As for "the paranoid, history-soaked Russian point of view," when a country suffers over 50 times as many war-dead as America did to win World War II, paranoia comes easy. Had America sacrificed lives proportionally, odds are that neither Tice nor I would have ever been born.

William Beyer, St. Louis Park


To the letter writer from St. Paul who wrote on the issue of Ukraine on Jan. 28, I have a few comments.

Irrespective of his pacifism, he cited "war hawks" and "rabid hawks" in his piece. I have been following this story intensely and have not heard anything from elected officials or media pundits that remotely resembles that rhetoric.

His statement that Russia is surrounded by a "bellicose power" (NATO) and it is pointing missiles at Russia is without merit. Missiles can be used for offensive and defensive purposes. Further, what aggressive statements have been made by any of the 30 NATO countries? Germany is trying to walk the tightrope between sanctions and losing its natural gas supply from Russia. In large part, Putin controls European energy and has already decreased the natural gas supply flowing through Ukraine to Europe by 50%.
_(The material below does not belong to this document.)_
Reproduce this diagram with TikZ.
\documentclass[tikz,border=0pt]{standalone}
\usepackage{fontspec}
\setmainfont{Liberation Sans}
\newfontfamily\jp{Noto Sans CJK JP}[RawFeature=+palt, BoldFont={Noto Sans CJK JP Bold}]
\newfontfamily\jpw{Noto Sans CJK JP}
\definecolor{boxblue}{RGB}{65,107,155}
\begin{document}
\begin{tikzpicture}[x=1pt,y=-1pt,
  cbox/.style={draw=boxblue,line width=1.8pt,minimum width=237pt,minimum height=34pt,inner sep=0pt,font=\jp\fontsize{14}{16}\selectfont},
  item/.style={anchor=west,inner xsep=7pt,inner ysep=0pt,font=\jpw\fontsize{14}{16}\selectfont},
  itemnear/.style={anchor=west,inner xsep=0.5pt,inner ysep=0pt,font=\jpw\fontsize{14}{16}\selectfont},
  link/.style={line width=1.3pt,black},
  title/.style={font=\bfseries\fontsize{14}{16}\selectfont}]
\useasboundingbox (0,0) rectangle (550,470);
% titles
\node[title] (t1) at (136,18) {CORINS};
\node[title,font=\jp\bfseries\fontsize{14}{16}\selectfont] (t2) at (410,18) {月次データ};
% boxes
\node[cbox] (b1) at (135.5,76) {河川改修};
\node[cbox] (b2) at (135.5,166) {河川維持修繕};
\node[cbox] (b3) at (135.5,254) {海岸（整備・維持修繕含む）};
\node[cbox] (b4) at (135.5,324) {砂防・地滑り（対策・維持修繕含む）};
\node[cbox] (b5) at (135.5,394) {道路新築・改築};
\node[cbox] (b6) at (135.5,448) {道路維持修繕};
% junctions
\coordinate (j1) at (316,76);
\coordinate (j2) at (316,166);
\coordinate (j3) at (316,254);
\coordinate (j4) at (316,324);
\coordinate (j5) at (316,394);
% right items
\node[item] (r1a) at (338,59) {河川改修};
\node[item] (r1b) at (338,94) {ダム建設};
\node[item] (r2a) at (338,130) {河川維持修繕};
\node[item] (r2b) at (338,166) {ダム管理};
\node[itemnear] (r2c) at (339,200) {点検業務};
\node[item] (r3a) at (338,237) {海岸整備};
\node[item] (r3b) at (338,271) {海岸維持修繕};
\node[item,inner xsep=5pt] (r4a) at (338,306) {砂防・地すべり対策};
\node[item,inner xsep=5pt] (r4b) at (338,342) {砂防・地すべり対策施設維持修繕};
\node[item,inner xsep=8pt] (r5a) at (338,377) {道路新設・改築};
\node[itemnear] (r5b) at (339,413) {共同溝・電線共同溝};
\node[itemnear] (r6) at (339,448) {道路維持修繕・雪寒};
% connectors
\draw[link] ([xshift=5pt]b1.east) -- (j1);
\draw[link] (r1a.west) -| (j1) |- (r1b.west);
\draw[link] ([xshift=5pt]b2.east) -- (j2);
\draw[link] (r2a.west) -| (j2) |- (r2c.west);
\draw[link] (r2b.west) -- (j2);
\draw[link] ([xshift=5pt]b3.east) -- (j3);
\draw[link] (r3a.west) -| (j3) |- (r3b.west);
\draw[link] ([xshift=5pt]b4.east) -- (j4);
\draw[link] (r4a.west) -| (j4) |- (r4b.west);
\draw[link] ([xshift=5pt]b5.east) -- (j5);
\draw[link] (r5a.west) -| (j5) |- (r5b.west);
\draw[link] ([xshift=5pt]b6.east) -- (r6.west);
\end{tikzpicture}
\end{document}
What opponents of President Joe Biden's policy are saying is that U.S. sanctions should already be in place. They should be used as a deterrent to invasion rather than a punishment once the invasion begins.
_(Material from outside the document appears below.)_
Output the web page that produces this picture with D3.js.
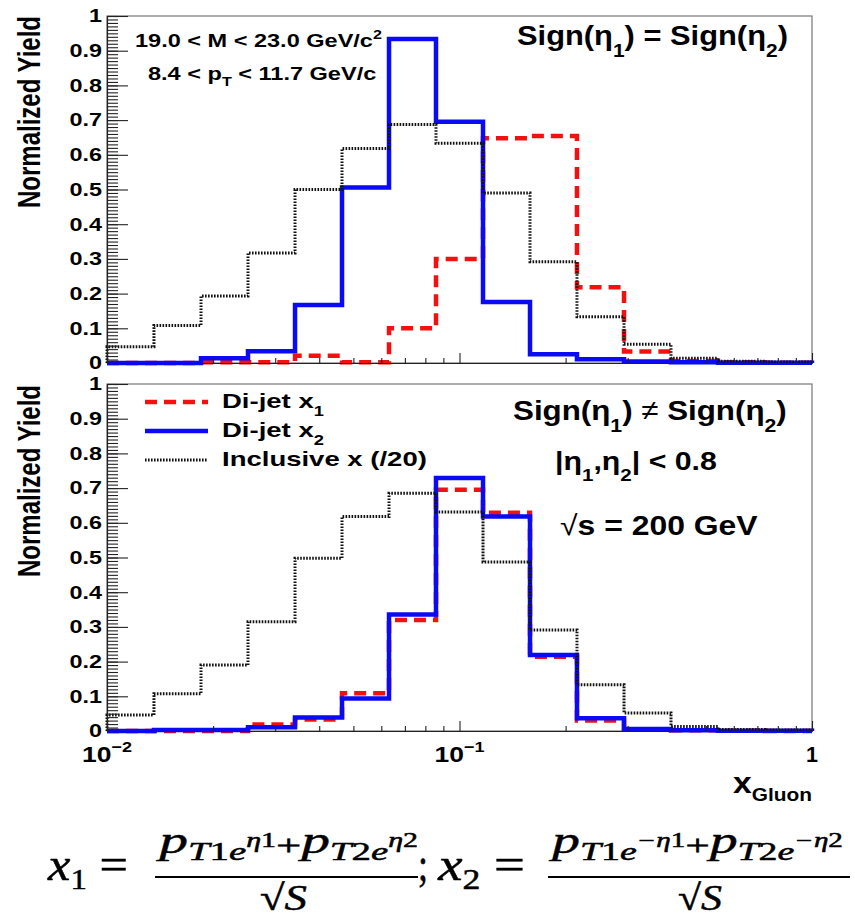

With respect to NATO membership, the group has a charter that governs the process as to how new countries can be accepted. The United States cannot unilaterally promise Putin anything about future NATO membership.

We should recall a time in history that may shed some light on the merits of negotiating by appeasement. In September of 1938, British Prime Minister Neville Chamberlain returned to England after negotiating with German officials and proclaimed they could have "peace for our time." In September of 1939, Chamberlain declared war on Germany after Hitler reneged on their agreement and invaded Poland. Putin is a product of the Cold War and wants to reconstitute lost territory.
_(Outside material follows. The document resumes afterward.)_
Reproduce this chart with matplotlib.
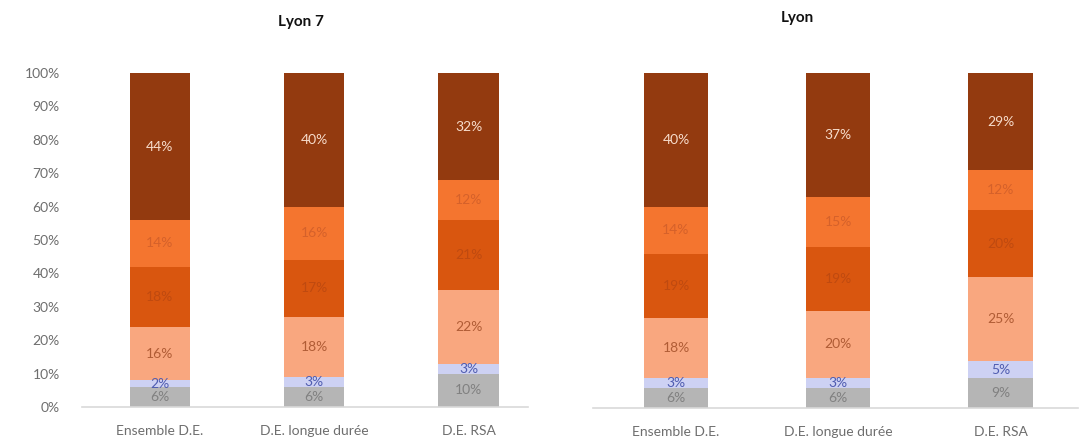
import matplotlib

matplotlib.use("Agg")
import matplotlib.pyplot as plt
import numpy as np

plt.rcParams["font.family"] = ["Lato", "DejaVu Sans"]

categories = ["Ensemble D.E.", "D.E. longue durée", "D.E. RSA"]
panel_titles = ["Lyon 7", "Lyon"]

# shares (%) per group, stacked bottom to top
lyon7 = {
    "grey": [6, 6, 10],
    "lilac": [2, 3, 3],
    "salmon": [16, 18, 22],
    "dark_orange": [18, 17, 21],
    "orange": [14, 16, 12],
    "brown": [44, 40, 32],
}
lyon = {
    "grey": [6, 6, 9],
    "lilac": [3, 3, 5],
    "salmon": [18, 20, 25],
    "dark_orange": [19, 19, 20],
    "orange": [14, 15, 12],
    "brown": [40, 37, 29],
}

seg_colors = {
    "grey": "#b5b5b5",
    "lilac": "#cdd1f3",
    "salmon": "#f9a77f",
    "dark_orange": "#d9560f",
    "orange": "#f4752f",
    "brown": "#933a0f",
}
label_colors = {
    "grey": "#808080",
    "lilac": "#4f5cb0",
    "salmon": "#b05c35",
    "dark_orange": "#bf4a10",
    "orange": "#d5612a",
    "brown": "#f7dccb",
}

fig = plt.figure(figsize=(10.86, 4.47), dpi=100)
ax_left = fig.add_axes([0.0755, 0.0895, 0.411, 0.747])
ax_right = fig.add_axes([0.546, 0.087, 0.447, 0.7497])


def draw_panel(ax, data, xlim, width, show_y):
    x = np.arange(len(categories))
    bottom = np.zeros(len(categories))
    for key, vals in data.items():
        vals = np.array(vals, dtype=float)
        ax.bar(x, vals, width, bottom=bottom, color=seg_colors[key], linewidth=0)
        for xi, b, v in zip(x, bottom, vals):
            ax.text(xi, b + v / 2, f"{int(v)}%", ha="center", va="center",
                    fontsize=10, color=label_colors[key])
        bottom += vals

    ax.set_xlim(*xlim)
    ax.set_ylim(0, 100)
    ax.set_xticks(x)
    ax.set_xticklabels(categories, fontsize=10, color="#6e6e6e")
    ax.tick_params(axis="both", length=0)
    ax.tick_params(axis="x", pad=13)
    if show_y:
        ax.set_yticks(np.arange(0, 101, 10))
        ax.set_yticklabels([f"{t}%" for t in range(0, 101, 10)], fontsize=10,
                           color="#6e6e6e")
        ax.tick_params(axis="y", pad=16)
    else:
        ax.set_yticks([])
    for side in ["top", "right", "left"]:
        ax.spines[side].set_visible(False)
    ax.spines["bottom"].set_color("#d9d9d9")
    ax.spines["bottom"].set_linewidth(1.2)


draw_panel(ax_left, lyon7, (-0.503, 2.387), 0.39, True)
draw_panel(ax_right, lyon, (-0.512, 2.48), 0.395, False)

fig.text(0.277, 0.950, panel_titles[0], ha="center", va="center",
         fontsize=11, fontweight="bold", color="#111111")
fig.text(0.734, 0.960, panel_titles[1], ha="center", va="center",
         fontsize=11, fontweight="bold", color="#111111")

fig.savefig("out.png", dpi=100)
This brings to bear the axiom that if you don't learn the lessons of history you are doomed to repeat them.

Joe Polunc, Waconia


As a military veteran, I am deeply disappointed in Tice's commentary advising America to back down from supporting Ukraine in the face of Russia and the threats made by Putin. This is a democracy we are talking about, not some oil-rich country we have biased interests in. If we can't stand up to fascism in other democracies, it's probably because of the conservative viewpoint that we shouldn't fight for democracy in our own nation. Next, Tice will probably advise us against supporting Taiwan, another democracy of millions of people wanting to be free from dictatorships. Shame on Tice for goose-stepping with Tucker Carlson and Fox News appeasement.

Jeffrey Gigler, Minneapolis


Mind your sources

A reader responding to reports of the tragic deaths of smuggled migrants on our northern border encourages the press to "do their job of providing citizens with facts." Ironically, the reader cites data from the Center for Immigration Studies (CIS) in claiming that a deep investigation of immigration is necessary. The Southern Poverty Law Center has identified the Center for Immigration Studies thusly: "While CIS and its position within the Tanton network has been on the Southern Poverty Law Center's (SPLC) radar for years, what precipitated listing CIS as an anti-immigrant hate group for 2016 was its repeated circulation of white nationalist and antisemitic writers in its weekly newsletter and the commissioning of a policy analyst who had previously been pushed out of the conservative Heritage Foundation for his embrace of racist pseudoscience." If journalists are to broaden their reporting of immigration issues, they may wish to seek a more objective, trustworthy source than the CIS.

Karen Barstad, Minneapolis


Please finally reopen bike trails

So the Southwest light-rail line will be postponed until 2027 — another four years — because of conditions "unforeseen" by the Metropolitan Council, a body that has already spent untold millions planning this boondoggle ("Southwest LRT delayed to 2027," front page, Jan. 27, and "SWLRT 'disaster' prompts audit call," front page, Jan. 28). My question is, when are the bike trails ripped apart for the light rail going to be reopened? Thousands of bikers used these trails every day until 2019, when they were closed. I myself rode several times a week on the trail in St. Louis Park, often taking my special-needs daughter in a bike trailer behind me. Maggie loved those rides. We haven't been able to ride together since 2019 — I won't take a chance on road traffic with her. Almost all of the line is substantially finished, minus rail stop platforms and the bike trails. Please finish off the bike trails now so we bikers can once again enjoy them.

Bob Waligora, St. Louis Park


​Gov. Tim Walz: Simply put, nearly $3 billion would buy thousands of buses that can turn right and left, stop on a dime and reroute to other roads. And the maintenance and drivers are already in place! The emperor has no clothes. Just do it.